The teachers – all native speakers of English, plus a Japanese lady who taught her native tongue — were a mixed lot. There was a towering beauty who was all smiles in class but growled about “those damn students” between teaching hours. Another teacher, a bubbly young blonde from California, once went into a spontaneous dance on a polished floor, slipped, and landed heavily on her rump.

 

The Japanese lady belonged to some religious cult with detailed teachings about torments awaiting the greedy in hell. The school fired her. I wondered if it was to save money, or to keep her from attempting conversions. Perhaps she gave management disturbing thoughts about the high tuition.

 

I taught advanced English conversation. Students were mostly college age and close to native fluency. They could discuss, in lucid English, everything from Korean ghost stories to computer science. My students taught me as much as I taught them.

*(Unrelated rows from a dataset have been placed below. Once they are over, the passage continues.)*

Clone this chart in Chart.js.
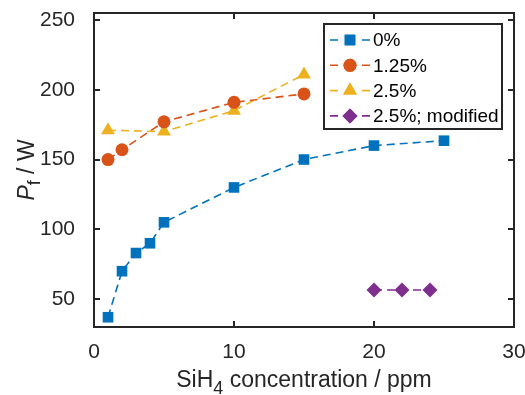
<!DOCTYPE html>
<html><head><meta charset="utf-8">
<script src="https://cdn.jsdelivr.net/npm/chart.js@4/dist/chart.umd.min.js"></script>
<style>html,body{margin:0;padding:0;background:#fff;}</style>
</head><body>
<canvas id="c" width="525" height="395"></canvas>
<script>
// ---- data ----
const x0   = [1, 2, 3, 4, 5, 10, 15, 20, 25];
const y0   = [37, 70, 83, 90, 105, 130, 150, 160, 163.5];
const x125 = [1, 2, 5, 10, 15];
const y125 = [150, 157, 177, 191, 197];
const x25  = [1, 5, 10, 15];
const y25  = [171, 170, 185, 211];
const xMod = [20, 22, 24];
const yMod = [56.5, 56.5, 56.5];
const seriesLabels = ['0%', '1.25%', '2.5%', '2.5%; modified'];
const xTicks = [0, 10, 20, 30];
const yTicks = [50, 100, 150, 200, 250];

const FONT = '"Liberation Sans", Arial, Helvetica, sans-serif';
const AX = '#262626';
const colors = ['#0072BD', '#D95319', '#EDB120', '#7E2F8E'];
const styles = ['rect', 'circle', 'triangle', 'rectRot'];
const radii  = [7.5, 6.5, 8, 7.5];

function pts(xs, ys) { return xs.map((x, i) => ({x: x, y: ys[i]})); }
const seriesData = [pts(x0, y0), pts(x125, y125), pts(x25, y25), pts(xMod, yMod)];

const datasets = seriesData.map((d, i) => ({
  label: seriesLabels[i],
  data: d,
  showLine: true,
  borderColor: colors[i],
  backgroundColor: colors[i],
  borderWidth: 1.6,
  borderDash: [8, 5],
  tension: 0,
  pointStyle: styles[i],
  pointRadius: radii[i],
  pointHoverRadius: radii[i],
  pointBorderWidth: 0,
  pointBackgroundColor: colors[i]
}));

const framePlugin = {
  id: 'frame',
  afterDraw(chart) {
    const ctx = chart.ctx, a = chart.chartArea;
    const xs = chart.scales.x, ys = chart.scales.y;
    ctx.save();
    ctx.strokeStyle = AX;
    ctx.lineWidth = 2;
    ctx.strokeRect(a.left, a.top, a.right - a.left, a.bottom - a.top);
    const L = 6;
    ctx.beginPath();
    xTicks.forEach(v => {
      const p = Math.round(xs.getPixelForValue(v));
      if (p <= a.left + 1 || p >= a.right - 1) return;
      ctx.moveTo(p, a.bottom); ctx.lineTo(p, a.bottom - L);
      ctx.moveTo(p, a.top); ctx.lineTo(p, a.top + L);
    });
    yTicks.forEach(v => {
      const p = Math.round(ys.getPixelForValue(v));
      ctx.moveTo(a.left, p); ctx.lineTo(a.left + L, p);
      ctx.moveTo(a.right, p); ctx.lineTo(a.right - L, p);
    });
    ctx.stroke();

    // axis titles
    ctx.fillStyle = AX;
    ctx.textBaseline = 'alphabetic';
    const big = '23px ' + FONT, sub = '18px ' + FONT;
    ctx.font = big;
    const w1 = ctx.measureText('SiH').width;
    const w3 = ctx.measureText(' concentration / ppm').width;
    ctx.font = sub;
    const w2 = ctx.measureText('4').width;
    const cx = (a.left + a.right) / 2;
    let sx = cx - (w1 + w2 + w3) / 2;
    const by = 387;
    ctx.font = big; ctx.fillText('SiH', sx, by);
    ctx.font = sub; ctx.fillText('4', sx + w1, by + 7);
    ctx.font = big; ctx.fillText(' concentration / ppm', sx + w1 + w2, by);

    // y title: P_f / W (P italic)
    ctx.save();
    const cy = (a.top + a.bottom) / 2;
    ctx.translate(34, cy);
    ctx.rotate(-Math.PI / 2);
    const ital = 'italic 23px ' + FONT;
    ctx.font = ital; const p1 = ctx.measureText('P').width;
    ctx.font = sub;  const p2 = ctx.measureText('f').width;
    ctx.font = big;  const p3 = ctx.measureText(' / W').width;
    let tx = -(p1 + p2 + p3) / 2;
    ctx.font = ital; ctx.fillText('P', tx, 0);
    ctx.font = sub;  ctx.fillText('f', tx + p1, 6);
    ctx.font = big;  ctx.fillText(' / W', tx + p1 + p2, 0);
    ctx.restore();

    // legend box
    const bx = 324, bY = 24, bw = 178, bh = 105;
    ctx.fillStyle = '#fff';
    ctx.fillRect(bx, bY, bw, bh);
    ctx.strokeStyle = AX; ctx.lineWidth = 2;
    ctx.strokeRect(bx, bY, bw, bh);
    ctx.font = '19px ' + FONT;
    ctx.textBaseline = 'middle';
    seriesLabels.forEach((lab, i) => {
      const ry = 40 + i * 25.3;
      ctx.strokeStyle = colors[i]; ctx.lineWidth = 1.6;
      ctx.beginPath();
      ctx.moveTo(330, ry); ctx.lineTo(338, ry);
      ctx.moveTo(362, ry); ctx.lineTo(370, ry);
      ctx.stroke();
      ctx.fillStyle = colors[i];
      Chart.helpers.drawPoint(ctx, {pointStyle: styles[i], radius: radii[i], rotation: 0, borderWidth: 0}, 350, ry);
      ctx.fill();
      ctx.fillStyle = '#000';
      ctx.fillText(lab, 373, ry + 1);
    });
    ctx.restore();
  }
};

new Chart(document.getElementById('c'), {
  type: 'scatter',
  data: { datasets: datasets },
  options: {
    responsive: false,
    animation: false,
    events: [],
    layout: { padding: { top: 13, right: 11, left: 0, bottom: 0 } },
    plugins: { legend: { display: false }, tooltip: { enabled: false } },
    scales: {
      x: {
        type: 'linear', min: 0, max: 30,
        grid: { display: false }, border: { display: false },
        afterBuildTicks: s => { s.ticks = xTicks.map(v => ({value: v})); },
        afterFit: s => { s.height = 68; s.paddingLeft = 0; s.paddingRight = 0; },
        ticks: { color: AX, font: { family: FONT, size: 21 }, padding: 5, maxRotation: 0 }
      },
      y: {
        type: 'linear', min: 30, max: 255,
        grid: { display: false }, border: { display: false },
        afterBuildTicks: s => { s.ticks = yTicks.map(v => ({value: v})); },
        afterFit: s => { s.width = 94; s.paddingTop = 0; s.paddingBottom = 0; },
        ticks: { color: AX, font: { family: FONT, size: 21 }, padding: 11 }
      }
    }
  },
  plugins: [framePlugin]
});
</script>
</body></html>
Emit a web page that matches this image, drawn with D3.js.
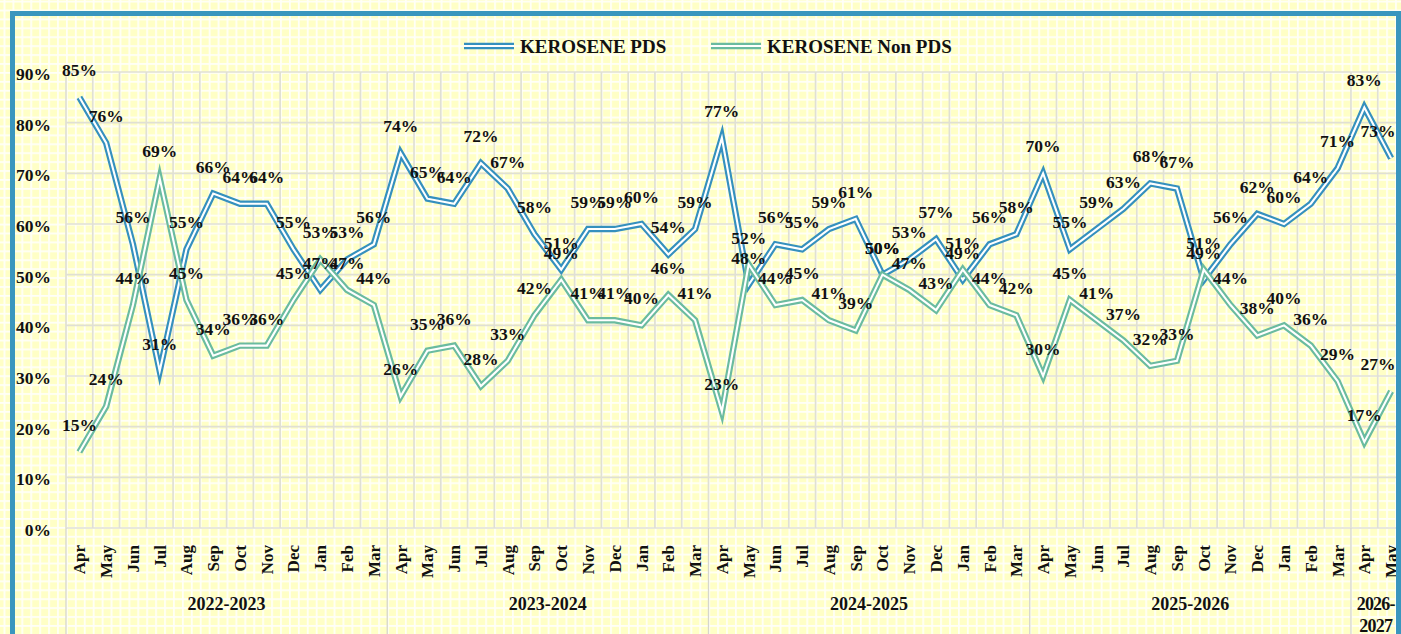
<!DOCTYPE html>
<html>
<head>
<meta charset="utf-8">
<script src="https://cdn.jsdelivr.net/npm/d3@7"></script>
<style>
body { margin: 0; background: #fffff0; }
svg { display: block; }
text { font-family: "Liberation Serif", "Times New Roman", serif; font-weight: bold; fill: #111; }
</style>
</head>
<body>
<svg></svg>
<script>
var monthNames = ["Apr","May","Jun","Jul","Aug","Sep","Oct","Nov","Dec","Jan","Feb","Mar"];
var years = ["2022-2023","2023-2024","2024-2025","2025-2026","2026-2027"];
var monthsPerYear = [12, 12, 12, 12, 2];
var yTicks = [0, 10, 20, 30, 40, 50, 60, 70, 80, 90];
var seriesNames = ["KEROSENE PDS", "KEROSENE Non PDS"];

var pds = [85,76,56,31,55,66,64,64,55,47,53,56,
           74,65,64,72,67,58,51,59,59,60,54,59,
           77,48,56,55,59,61,50,53,57,49,56,58,
           70,55,59,63,68,67,49,56,62,60,64,71,
           83,73];
var nonPds = [15,24,44,69,45,34,36,36,45,53,47,44,
              26,35,36,28,33,42,49,41,41,40,46,41,
              23,52,44,45,41,39,50,47,43,51,44,42,
              30,45,41,37,32,33,51,44,38,40,36,29,
              17,27];

// category list built from the years / months
var categories = [];
years.forEach(function(y, yi) {
  for (var m = 0; m < monthsPerYear[yi]; m++) {
    categories.push({ key: y + "-" + m, month: monthNames[m], year: y });
  }
});

var width = 1401, height = 634;
var colors = ["#3590be", "#6abba0"];
var left = 66, bandW = 26.77;
var svg = d3.select("svg").attr("width", width).attr("height", height);

// background pattern (yellow squares + white grid)
var defs = svg.append("defs");
var pat = defs.append("pattern").attr("id", "bg").attr("width", 8.92).attr("height", 8.92)
  .attr("patternUnits", "userSpaceOnUse").attr("x", left).attr("y", 72);
pat.append("rect").attr("width", 8.92).attr("height", 8.92).attr("fill", "#fffff8");
pat.append("rect").attr("x", 1.8).attr("y", 1.8).attr("width", 7.1).attr("height", 7.1).attr("fill", "#ffffc6");
svg.append("rect").attr("width", width).attr("height", height).attr("fill", "url(#bg)");

var xScale = d3.scaleBand().domain(categories.map(function(d) { return d.key; }))
  .range([left, left + bandW * categories.length]);
var yScale = d3.scaleLinear().domain([0, 90]).range([528, 72]);

// gridlines
var grid = svg.append("g").attr("stroke", "#e0e0d4").attr("stroke-width", 1.7);
grid.selectAll("line.h").data(yTicks).enter().append("line")
  .attr("x1", left).attr("x2", width)
  .attr("y1", function(d) { return yScale(d); }).attr("y2", function(d) { return yScale(d); });
grid.selectAll("line.v").data(categories).enter().append("line")
  .attr("x1", function(d) { return xScale(d.key); }).attr("x2", function(d) { return xScale(d.key); })
  .attr("y1", yScale(90)).attr("y2", yScale(0));

// year group separators under the axis
var groupStart = [];
var acc = 0;
monthsPerYear.forEach(function(n) { groupStart.push(acc); acc += n; });
svg.append("g").attr("stroke", "#d6d6cc").attr("stroke-width", 1.3)
  .selectAll("line").data(groupStart).enter().append("line")
  .attr("x1", function(d) { return xScale(categories[d].key); })
  .attr("x2", function(d) { return xScale(categories[d].key); })
  .attr("y1", yScale(0)).attr("y2", height);

// y axis labels
svg.append("g").selectAll("text").data(yTicks).enter().append("text")
  .attr("x", 51).attr("y", function(d) { return yScale(d) + 2; })
  .attr("dy", "0.35em").attr("text-anchor", "end").attr("font-size", 17.5)
  .text(function(d) { return d + "%"; });

// month labels
svg.append("g").selectAll("text").data(categories).enter().append("text")
  .attr("transform", function(d) {
    return "translate(" + (xScale(d.key) + xScale.bandwidth() / 2) + ",545) rotate(-90)";
  })
  .attr("dy", "0.35em").attr("text-anchor", "end").attr("font-size", 17)
  .text(function(d) { return d.month; });

// year labels
svg.append("g").selectAll("text").data(years).enter().append("text")
  .attr("x", function(d, i) {
    var s = groupStart[i];
    var cx = xScale(categories[s].key) + monthsPerYear[i] * bandW / 2;
    return monthsPerYear[i] < 4 ? cx - 2 : cx;
  })
  .attr("y", 610).attr("text-anchor", "middle").attr("font-size", 18)
  .each(function(d, i) {
    var t = d3.select(this);
    if (monthsPerYear[i] < 4) {
      var parts = d.split("-");
      t.attr("letter-spacing", -0.8);
      t.append("tspan").attr("x", t.attr("x")).text(parts[0] + "-");
      t.append("tspan").attr("x", t.attr("x")).attr("dy", 22).text(parts[1]);
    } else {
      t.text(d);
    }
  });

// double lines
var line = d3.line()
  .x(function(d, i) { return xScale(categories[i].key) + xScale.bandwidth() / 2; })
  .y(function(d) { return yScale(d); });

[pds, nonPds].forEach(function(values, si) {
  var g = svg.append("g").attr("fill", "none")
    .attr("stroke-linejoin", "miter").attr("stroke-miterlimit", 10);
  g.append("path").attr("d", line(values)).attr("stroke", colors[si]).attr("stroke-width", 6.4);
  g.append("path").attr("d", line(values)).attr("stroke", "#ffffff").attr("stroke-width", 2.1);
});

// data labels (kept inside the frame on the right)
var labelRight = 1395;
[pds, nonPds].forEach(function(values) {
  svg.append("g").selectAll("text").data(values).enter().append("text")
    .attr("x", function(d, i) {
      var cx = xScale(categories[i].key) + xScale.bandwidth() / 2;
      return Math.min(cx, labelRight - 17);
    })
    .attr("y", function(d) { return yScale(d) - 21; })
    .attr("text-anchor", "middle").attr("font-size", 17.5)
    .text(function(d) { return d + "%"; });
});

// legend
var legendX = [464, 711];
var legend = svg.append("g").selectAll("g").data(seriesNames).enter().append("g")
  .attr("transform", function(d, i) { return "translate(" + legendX[i] + ",46)"; });
legend.append("line").attr("x1", 0).attr("x2", 50).attr("stroke", function(d, i) { return colors[i]; })
  .attr("stroke-width", 6.4);
legend.append("line").attr("x1", 0).attr("x2", 50).attr("stroke", "#fff").attr("stroke-width", 2.1);
legend.append("text").attr("x", 56).attr("dy", "0.35em").attr("font-size", 19)
  .text(function(d) { return d; });

// outer blue frame
svg.append("rect").attr("x", 12.5).attr("y", 13.5).attr("width", 1386).attr("height", 700)
  .attr("fill", "none").attr("stroke", "#3a96be").attr("stroke-width", 5);
</script>
</body>
</html>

One thing I learned was that Korea has a vastly more literate population than the United States. Korean students can quote Caesar in the original Latin. Meanwhile, roughly half of all Americans lack the reading and comprehension skills to understand this article. Care to guess whose brainpower will be imported to keep the U.S. running?

 

Korean kids have their whimsical side too. Inscriptions on t-shirts seem simply to have fun with English. For example: “UFO – Meeting Next Particular Any Style or Color.” That’s nice to know, if I ever go shopping for a UFO. The message on the back of one jacket read, “Just Take Care Of.” Of what? Anything you like. What could be more user-friendly?

 

These are examples of “Konglish,” the Korean-English patois that many Koreans use. They seem apologetic for it, but I love it. It’s like the scrambled-word puzzles one sees in newspapers. How, for example, would you interpret “Alram Beel”? No, it’s not Arabic for a gas station. It’s “Alarm Bell” in Konglish. Wandering in a Konglish environment for a few days, you start to think spelling and grammar are just Western preoccupations.

 

You may want to spend about a month in Seoul checking out employment opportunities. There are plenty, in fields ranging from consulting to teaching. Schools and companies need the services of native speakers of English. Just be careful of the hagwans, or private English “academies.” Some are reputable, but others are rip-off operations. If a hagwan owner pushes a contract at you and urges you to sign on the spot, then run, don’t walk, out the door. Get a university position if you can. Benefits and pay are better than at hagwans. A friend of mine from Canada got tired of the hagwan racket and wound up with a university job here. He loves it. Maybe you will find a good position too.